Ideal-Realism, the nature-mystic cannot be content to stop here.

Nor indeed was Schopenhauer consistent in stopping here. If he

had been faithful to his conception of Will as the Ground of all

existence, he could not well have denied some degree of reality

to objects in their own right. This particular tree, this particular

table, this particular cloud--what are they, each in its individual

capacity, but objectifications of will?--therefore real! Each

individual object is _unique_, and fills a place of its own in the

totality of objects--each is related to all the rest in particular and

defined manners and degrees--each exhibits a special kind of

behaviour in a special environment. Why, then, deny to each

individual thing its own grade and degree of reality?



Thus there is in each object an immanent idea; but this is fused

with the sensuous form, and presents itself to conscious human

thought as an objective manifestation of the Real. There is an

organic interpenetration of the sensuous and the spiritual; and it

is by virtue of this interpenetration that the human reason can go

out into the external world and find itself there. As Emerson

well puts it--"Nature is the incarnation of thought, and turns to a

thought again, as ice becomes water and gas. The world is mind

precipitated, and the volatile essence is for ever escaping again

into the state of free thought. Hence the virtue and pungency of

the influence on the mind, of natural objects, whether inorganic

or organised."



The nature-mystic is not without authoritative support, even on

the Idealist side, in his demand that individual objects shall be

allowed some grade and measure of reality.
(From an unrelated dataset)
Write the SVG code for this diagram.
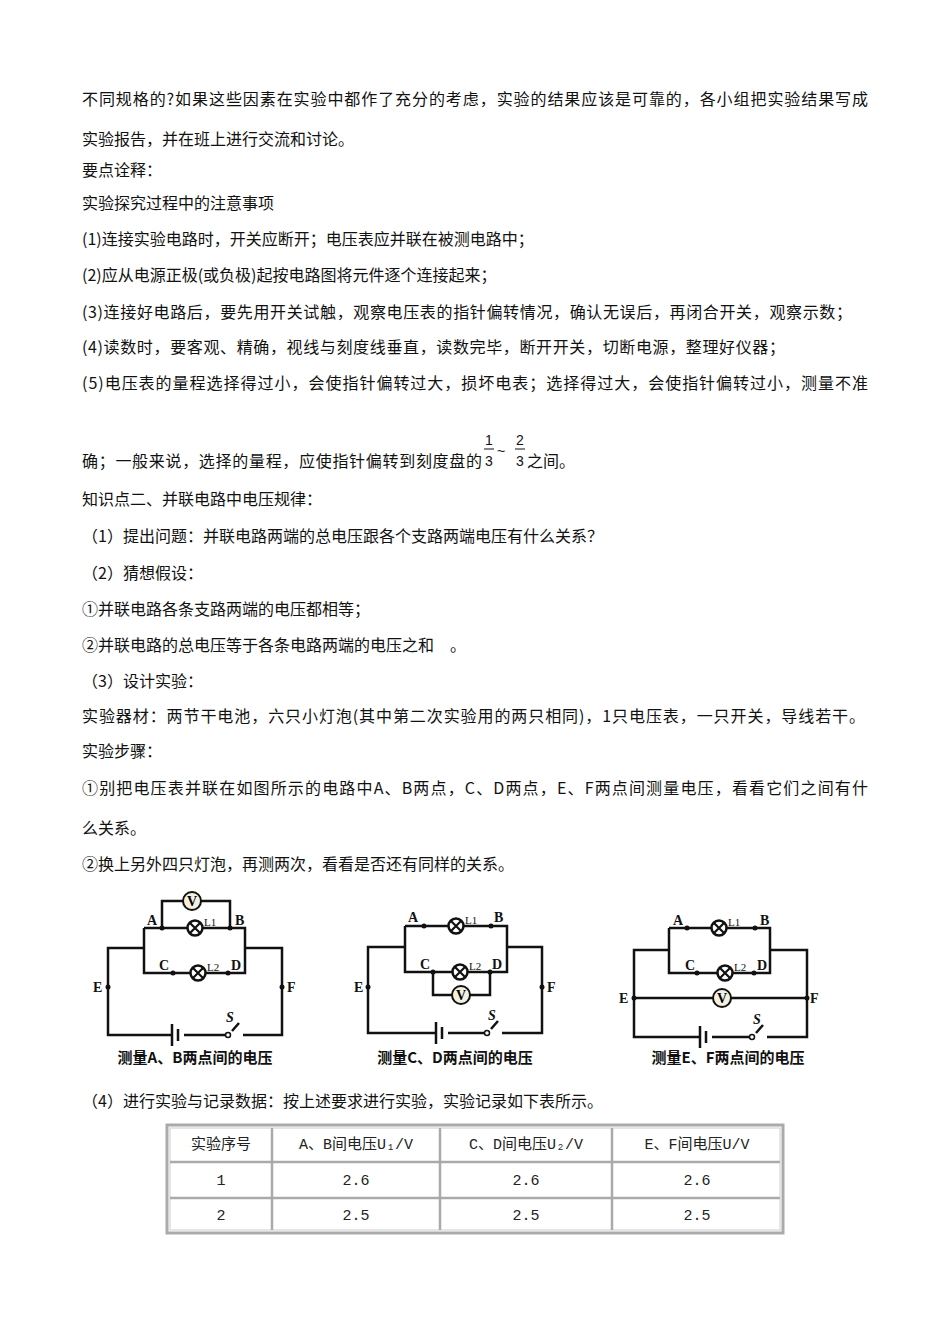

Spinoza, for

instance, allows that each individual thing is a genuine part of

the total Idea. Hegel also grants to individual things a certain

"self-reference," which constitutes them real existences. The

nature-mystic, therefore, may be of good cheer in asserting that

even the most transient phenomenon not only "participates" in

an immanent Idea, but embodies it, gives it a concrete form and

place. He thus substantiates his claim that communion with

nature is communion with the Ground of things.